### MATERIAL FOR THIS EXERCISE
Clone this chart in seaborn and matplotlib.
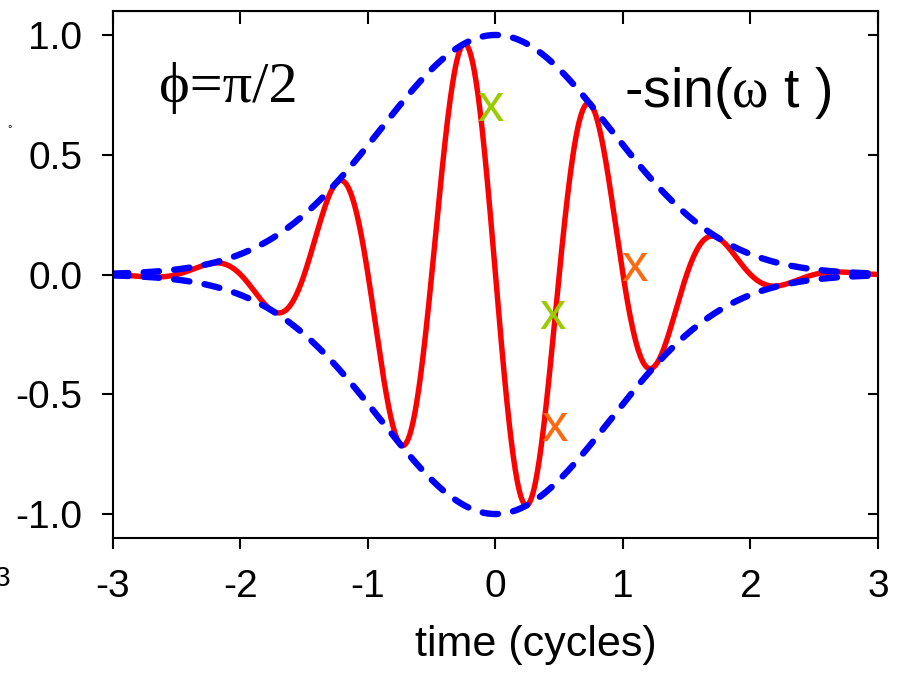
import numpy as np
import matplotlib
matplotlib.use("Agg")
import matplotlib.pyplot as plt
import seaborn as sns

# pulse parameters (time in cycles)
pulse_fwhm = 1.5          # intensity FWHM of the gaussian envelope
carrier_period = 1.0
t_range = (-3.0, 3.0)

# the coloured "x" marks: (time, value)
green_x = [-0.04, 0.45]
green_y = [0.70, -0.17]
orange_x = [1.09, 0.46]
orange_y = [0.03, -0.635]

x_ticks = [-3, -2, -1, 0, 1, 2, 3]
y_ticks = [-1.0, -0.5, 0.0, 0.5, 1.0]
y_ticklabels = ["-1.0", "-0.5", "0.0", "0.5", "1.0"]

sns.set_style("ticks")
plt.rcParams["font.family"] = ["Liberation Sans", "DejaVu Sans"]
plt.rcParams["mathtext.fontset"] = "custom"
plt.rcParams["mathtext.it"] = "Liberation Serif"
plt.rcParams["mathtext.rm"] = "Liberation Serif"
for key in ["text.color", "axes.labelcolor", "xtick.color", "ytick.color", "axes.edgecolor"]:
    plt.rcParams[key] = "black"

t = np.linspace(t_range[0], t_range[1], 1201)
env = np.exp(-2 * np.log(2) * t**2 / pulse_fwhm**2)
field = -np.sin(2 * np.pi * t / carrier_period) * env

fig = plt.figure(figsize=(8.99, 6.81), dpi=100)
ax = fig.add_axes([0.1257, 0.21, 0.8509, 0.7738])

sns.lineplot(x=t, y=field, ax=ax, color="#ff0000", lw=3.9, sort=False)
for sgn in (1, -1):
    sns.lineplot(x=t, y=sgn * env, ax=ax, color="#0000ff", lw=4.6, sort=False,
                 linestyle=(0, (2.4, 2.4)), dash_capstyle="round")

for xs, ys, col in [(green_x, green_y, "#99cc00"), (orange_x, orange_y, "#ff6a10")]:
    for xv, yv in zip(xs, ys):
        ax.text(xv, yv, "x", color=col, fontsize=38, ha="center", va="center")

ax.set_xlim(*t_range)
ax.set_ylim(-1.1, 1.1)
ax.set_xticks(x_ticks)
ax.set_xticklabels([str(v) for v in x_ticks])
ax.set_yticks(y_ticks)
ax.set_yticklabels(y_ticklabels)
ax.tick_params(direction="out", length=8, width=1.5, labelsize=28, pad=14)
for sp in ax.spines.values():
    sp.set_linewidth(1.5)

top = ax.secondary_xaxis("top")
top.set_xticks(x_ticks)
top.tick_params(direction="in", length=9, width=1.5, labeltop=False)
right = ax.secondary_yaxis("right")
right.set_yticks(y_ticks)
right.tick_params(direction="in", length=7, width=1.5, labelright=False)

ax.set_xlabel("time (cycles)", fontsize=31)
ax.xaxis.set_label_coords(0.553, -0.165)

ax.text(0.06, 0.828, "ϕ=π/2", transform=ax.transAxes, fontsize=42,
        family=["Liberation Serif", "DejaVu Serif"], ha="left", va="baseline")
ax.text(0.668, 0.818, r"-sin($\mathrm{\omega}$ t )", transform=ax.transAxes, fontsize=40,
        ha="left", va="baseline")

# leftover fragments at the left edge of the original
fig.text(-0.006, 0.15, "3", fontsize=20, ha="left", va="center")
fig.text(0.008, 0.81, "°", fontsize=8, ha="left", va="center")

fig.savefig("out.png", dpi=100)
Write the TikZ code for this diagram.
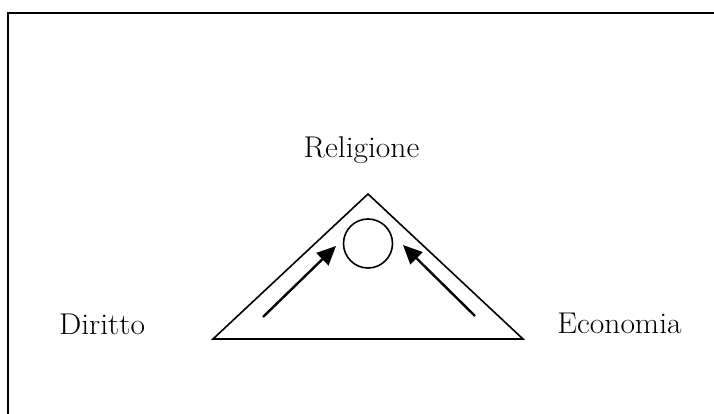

### THE REQUEST
Leave out the pictures and transcribe everything else exactly.

### SOLVED PROBLEM
Clone this chart in seaborn and matplotlib.
import numpy as np
import matplotlib
matplotlib.use("Agg")
import matplotlib.pyplot as plt
import seaborn as sns

# pulse parameters (time in cycles)
pulse_fwhm = 1.5          # intensity FWHM of the gaussian envelope
carrier_period = 1.0
t_range = (-3.0, 3.0)

# the coloured "x" marks: (time, value)
green_x = [-0.04, 0.45]
green_y = [0.70, -0.17]
orange_x = [1.09, 0.46]
orange_y = [0.03, -0.635]

x_ticks = [-3, -2, -1, 0, 1, 2, 3]
y_ticks = [-1.0, -0.5, 0.0, 0.5, 1.0]
y_ticklabels = ["-1.0", "-0.5", "0.0", "0.5", "1.0"]

sns.set_style("ticks")
plt.rcParams["font.family"] = ["Liberation Sans", "DejaVu Sans"]
plt.rcParams["mathtext.fontset"] = "custom"
plt.rcParams["mathtext.it"] = "Liberation Serif"
plt.rcParams["mathtext.rm"] = "Liberation Serif"
for key in ["text.color", "axes.labelcolor", "xtick.color", "ytick.color", "axes.edgecolor"]:
    plt.rcParams[key] = "black"

t = np.linspace(t_range[0], t_range[1], 1201)
env = np.exp(-2 * np.log(2) * t**2 / pulse_fwhm**2)
field = -np.sin(2 * np.pi * t / carrier_period) * env

fig = plt.figure(figsize=(8.99, 6.81), dpi=100)
ax = fig.add_axes([0.1257, 0.21, 0.8509, 0.7738])

sns.lineplot(x=t, y=field, ax=ax, color="#ff0000", lw=3.9, sort=False)
for sgn in (1, -1):
    sns.lineplot(x=t, y=sgn * env, ax=ax, color="#0000ff", lw=4.6, sort=False,
                 linestyle=(0, (2.4, 2.4)), dash_capstyle="round")

for xs, ys, col in [(green_x, green_y, "#99cc00"), (orange_x, orange_y, "#ff6a10")]:
    for xv, yv in zip(xs, ys):
        ax.text(xv, yv, "x", color=col, fontsize=38, ha="center", va="center")

ax.set_xlim(*t_range)
ax.set_ylim(-1.1, 1.1)
ax.set_xticks(x_ticks)
ax.set_xticklabels([str(v) for v in x_ticks])
ax.set_yticks(y_ticks)
ax.set_yticklabels(y_ticklabels)
ax.tick_params(direction="out", length=8, width=1.5, labelsize=28, pad=14)
for sp in ax.spines.values():
    sp.set_linewidth(1.5)

top = ax.secondary_xaxis("top")
top.set_xticks(x_ticks)
top.tick_params(direction="in", length=9, width=1.5, labeltop=False)
right = ax.secondary_yaxis("right")
right.set_yticks(y_ticks)
right.tick_params(direction="in", length=7, width=1.5, labelright=False)

ax.set_xlabel("time (cycles)", fontsize=31)
ax.xaxis.set_label_coords(0.553, -0.165)

ax.text(0.06, 0.828, "ϕ=π/2", transform=ax.transAxes, fontsize=42,
        family=["Liberation Serif", "DejaVu Serif"], ha="left", va="baseline")
ax.text(0.668, 0.818, r"-sin($\mathrm{\omega}$ t )", transform=ax.transAxes, fontsize=40,
        ha="left", va="baseline")

# leftover fragments at the left edge of the original
fig.text(-0.006, 0.15, "3", fontsize=20, ha="left", va="center")
fig.text(0.008, 0.81, "°", fontsize=8, ha="left", va="center")

fig.savefig("out.png", dpi=100)
Write the TikZ code for this diagram.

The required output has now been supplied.